What may also be of note are some files towards the monograph “Language as Hermeneutic: A Primer on the Word and Digitization,” which was also the title of a class Fr. Ong taught in the late 80s or early 90s (I’ve come across a few syllabi). There’s a series of chapters, some quite short and some long, which match up to a projected outline. There’s some letters indicating Fr. Ong had contacted Harvard UP in 1990 about the project, and they indicate he intended the work to be similiar in size and scope of Havelock’s The Muse Learns to Write. There’s a note that the project was abandoned in 1994 and there’s some hand-written calculations indicating it was at 40,000 words and that Havelock’s book was 50,000 words.

I need to reread it, but “Hermeneutic Forever: Voice, Text, Digitization, and the ‘I’” seems to be a condensed version of some of the ideas rather than a chapter lifted from the larger project. “Digitization, Ancient and Modern” also seems to be related as does “Information and/or Communication.” There’s also a folder with what appear to be various drafts or attempts at these three pieces as well as some other things.
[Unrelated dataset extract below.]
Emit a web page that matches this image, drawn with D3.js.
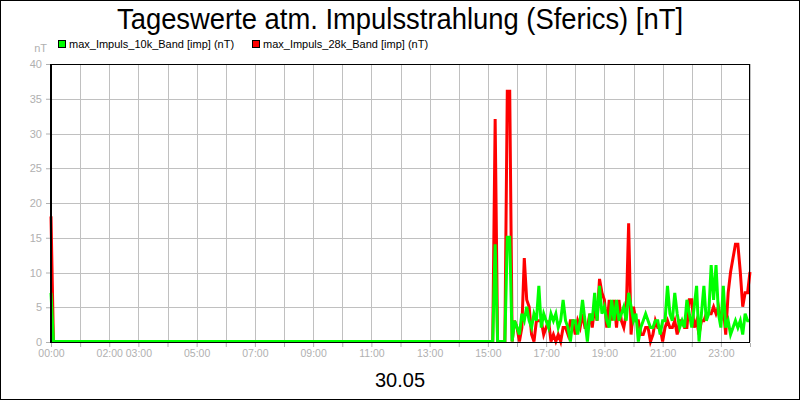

One that caught my eye immediately was a response, or maybe a better term is riff, on Marry Carruthers’ “Inventional Mnemonics and the Ornaments of Style: The Case of Etymology” which was published in Connotations: A Journal for Critical Debate 2.2 (1992): 103-114 (this article had been in among Fr. Ong’s books). While I haven’t read Fr. Ong’s response yet, Carruthers does use the phrase “elaborately punning riffs of memory” in her article and Fr. Ong uses it as a opportunity to discuss improvisation and orality.